According to the European Union (EU) Commission for Employment and Social Affairs, Turkey has made huge progress in the legal area but lacks a change of mentality regarding its approach to women. Honour killings (when men murder female members of their family to save face) is the gravest of many other social ills.
Today the number of employed women in Turkey has fallen to 24 per cent of the total workforce while the EU average is 57 per cent. Recent figures show that only 18 per cent of Turkish women between 18 and 24
years are in education while the EU average is 61 per cent.
"I know that there are gender problems here but I need skills to recognise them before I can help," Derya said at a gender training workshop on feminist policies in Izmit, a two-hour drive east of Istanbul. Derya was one of 10 social activists from different parts of Turkey to participate in a 15-day workshop organised by Women's Solidarity Foundation (WSF) in partnership with Jagori and Sangat, two of South Asia's most active feminist organisations involved in rural development and the education of women. The primary goal of the workshop, the first of its kind in Turkey, was to bridge the gap between feminist theory and practice.
"It is very important for Turkish women to understand gender problems in a scientific way and to be able to weave feminist theory into every day life," explains Zelal Ayman, Programme Director of WSF's New Step Women's Training and Cultural Centre. One of the main follow-up activities to the workshop is to establish a Turkish-speaking group of trainers who are already involved in nationwide campaigns to improve women's economic situation and human rights in the country. The idea is to empower women locally who can empower other women to lead secure, independent lives that are free from violence and intimidation.
The women's movement in Turkey has deep historical roots that can be traced back to the early 1900s. The introduction of legal rights and westernisation of society benefited only a small minority of urban, middle class women who remained oblivious to the problems faced by the majority of Turkish women living in patriarchal, pastoral communities.

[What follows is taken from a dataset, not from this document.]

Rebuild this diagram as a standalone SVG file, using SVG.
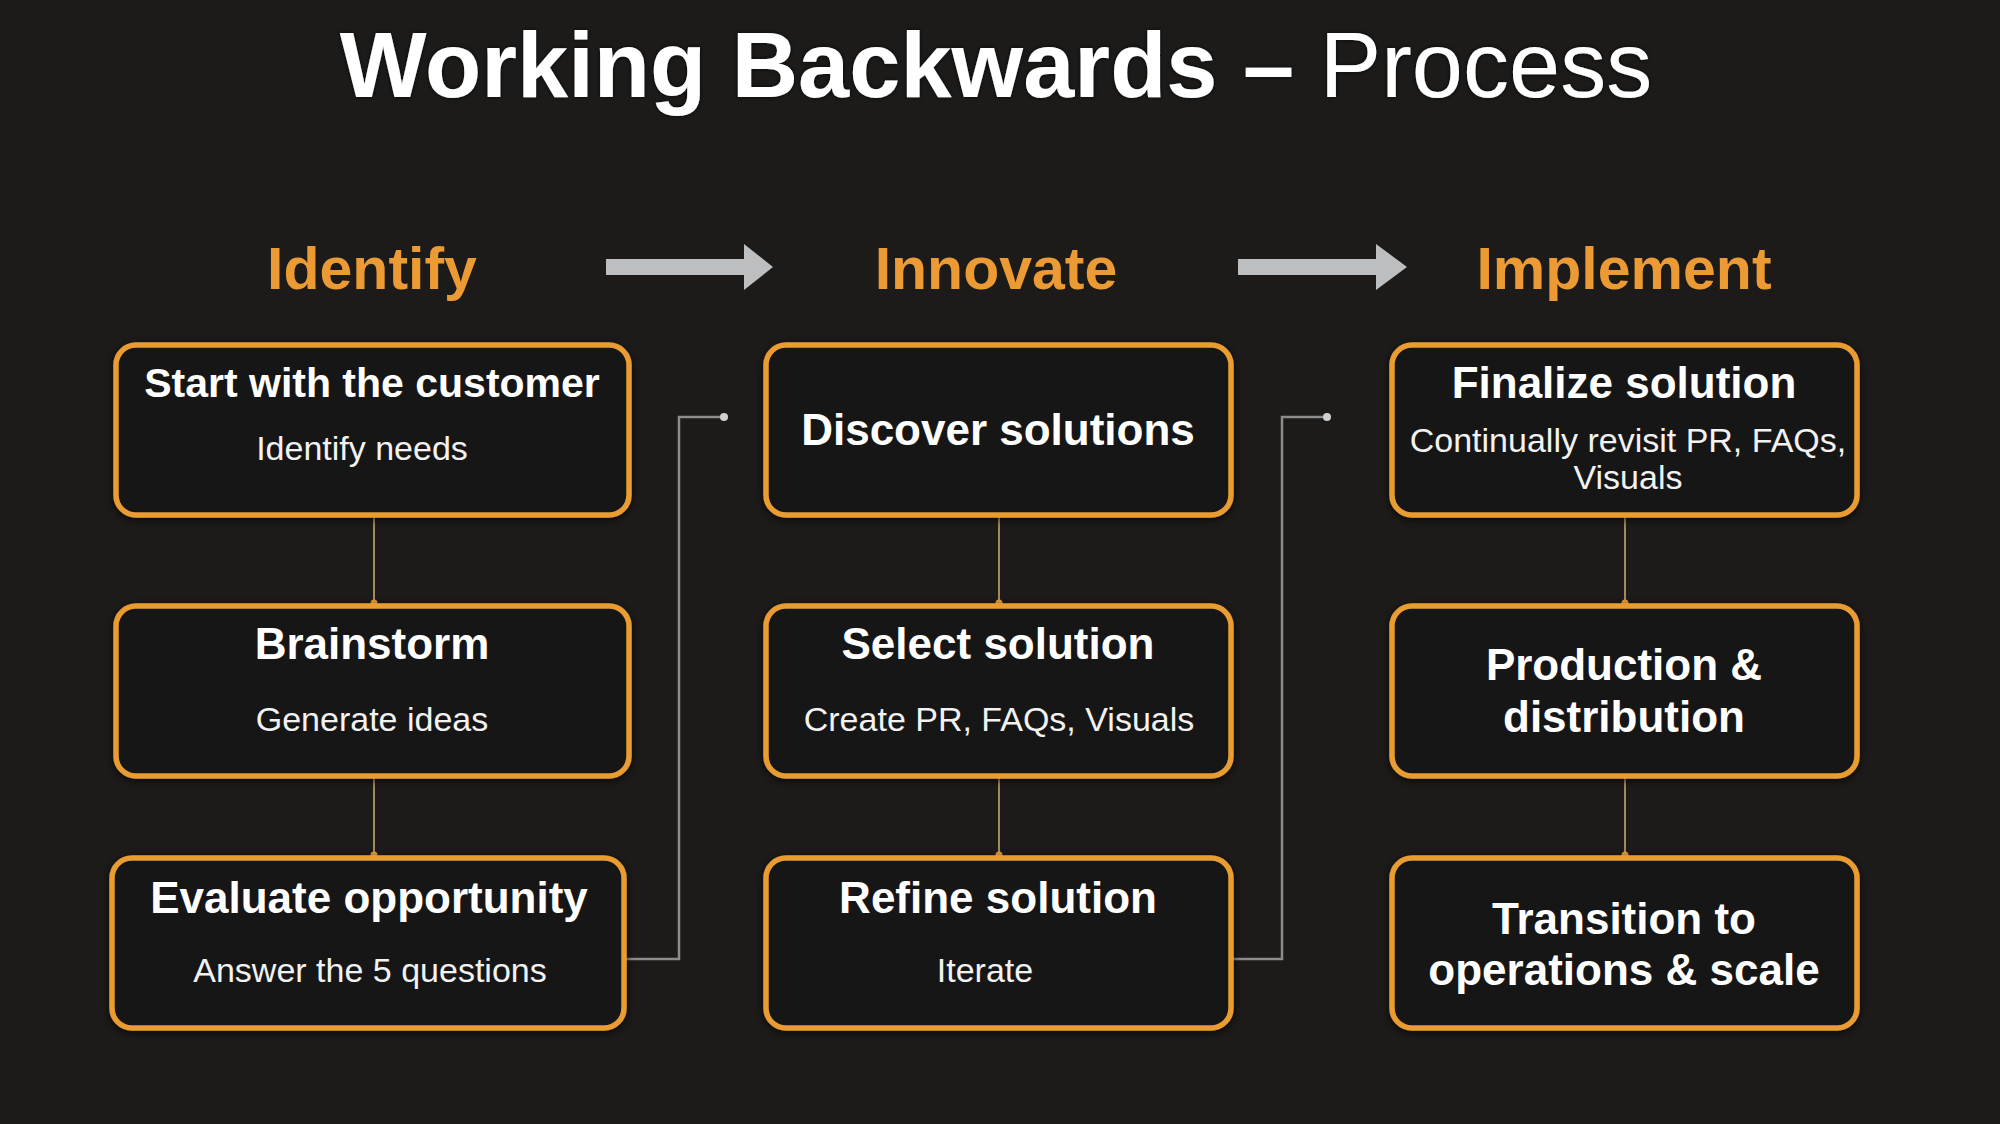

The attitude of the privileged, urbane woman was that if she was all right then life must be fine for other Turkish women too.
Throughout the second half of the last century the women's movement in Turkey was urban and inspired by western feminists. But in 1987, a judge dismissed a case against a husband who beat his wife, saying: "Kids and smacks are what every woman needs regularly." The callous attitude towards violence within the family united women like never before. The incident brought together women from diverse backgrounds and allowed the over 1,000 protestors to interact. Few women were found who had not experienced their share of beating. It was also discovered that the majority of Turkish women continue to live under constant threat of violence, illiteracy and limited job opportunities. Once violence was exposed as a crime and forced to become part of public debate in the 1990s.

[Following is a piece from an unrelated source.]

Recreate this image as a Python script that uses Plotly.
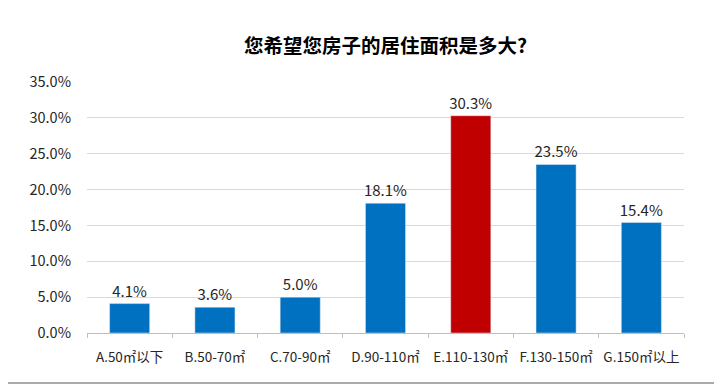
import plotly.graph_objects as go

categories = ["A.50㎡以下", "B.50-70㎡", "C.70-90㎡", "D.90-110㎡", "E.110-130㎡", "F.130-150㎡", "G.150㎡以上"]
values = [4.1, 3.6, 5.0, 18.1, 30.3, 23.5, 15.4]
colors = ["#0070C0", "#0070C0", "#0070C0", "#0070C0", "#C00000", "#0070C0", "#0070C0"]
y_ticks = [0, 5, 10, 15, 20, 25, 30, 35]
title = "您希望您房子的居住面积是多大?"

fig = go.Figure(go.Bar(
    x=categories, y=values, marker_color=colors, width=0.47,
    text=[f"{v:.1f}%" for v in values], textposition="outside", constraintext="none",
    textfont=dict(size=15, color="#262626", family="Noto Sans CJK SC"),
    cliponaxis=False,
))

fig.update_layout(
    width=714, height=378,
    margin=dict(l=79, r=38, t=74, b=53, autoexpand=False),
    paper_bgcolor="white", plot_bgcolor="white",
    showlegend=False,
    title=dict(text="<b>" + title + "</b>", x=0.5, xref="paper", y=0.9, yanchor="middle",
               font=dict(size=19.5, color="#000000", family="Noto Sans CJK SC")),
    font=dict(family="Noto Sans CJK SC"),
)
fig.update_yaxes(range=[0, 35], tickvals=y_ticks, ticktext=[f"{v:.1f}%" for v in y_ticks],
                 showgrid=True, gridcolor="#D9D9D9", gridwidth=1, zeroline=False,
                 tickfont=dict(size=14.5, color="#262626"), ticklabelstandoff=15, showline=False)
fig.update_xaxes(showline=True, linecolor="#BFBFBF", linewidth=1, ticks="outside", ticklen=4,
                 tickcolor="#BFBFBF", tickson="boundaries", ticklabelstandoff=12, tickangle=0,
                 automargin=False,
                 tickfont=dict(size=13.5, color="#262626", family="Liberation Sans Narrow, Noto Sans CJK SC"))

fig.add_shape(type="line", xref="paper", yref="paper", x0=-0.2, x1=1.2, y0=-0.199, y1=-0.199,
              line=dict(color="#AAAAAA", width=2))
fig.write_html("out.html")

A decade later, Hulya Gulbahar, feminist lawyer and a founder of WSF, travelled to countries east of Turkey. She visited Syria, Iraq, Iran, Afghanistan and India. Driving in a bus through the countryside she noticed the similarities in the lifestyle especially of rural women in all these places that continue to be policed by patriarchy and seemed fed up of feudalism. India's vibrant women's movement impressed her the most. She studied the working of the Nari Adalat or Women's Court. She watched poverty-stricken and illiterate, rural women deal with a host of issues from dowry to child custody within an alternative legal system that put women's interest first. As a lawyer, Hulya had long believed that the legal system inherited from western colonial powers did not favour the majority population, especially rural women.
She discovered that the social, political and cultural biases faced by Turkish women, including almost no access to criminal justice and debate, is similar to the situation of Indian women. "We have learnt a lot from feminists in the West especially about legal issues. But only recently did we realize that culturally and socially we have much more in common with traditional societies like India," Hulya says. She feels that raising the legal consciousness of women is not enough to achieve cultural change.
WSF chose Jagori and Sangat as its local partners. Jagori had invited 14 Turkish NGOs who travelled all over India in 2003 to look at women's co-operatives and other capacity building activities.
The recent workshop of WSF was led by Kamla Bhasin and Abha Bhaiya, founders of Jagori and Sangat who have designed courses for similar workshops providing conceptual clarity, dialogue and shared understanding on issues related to gender, peace, sustainable development and human rights. The sociologists shared their views on the importance of increasing self-awareness and self-confidence. They talked of ways to enhance analytical abilities, communication and the training capacity of participants that included Zeynep, the only female butcher of Turkey. Some topics like the universal norms and rights of women worldwide and the significance of Turkey's efforts to join the EU were added to the content of the workshop on the request of the participants.
"Such activities are new in Turkey but necessary," adds Meltem, 23, whose radio program, The Woman Inside Us, allows women to share their dreams with other women on air. Zelal concluded that the workshop was a success as it inspired women to link theory with practice. "This was also an occasion for Turkish women from different parts of the country to meet under one roof and to network," Zelal says.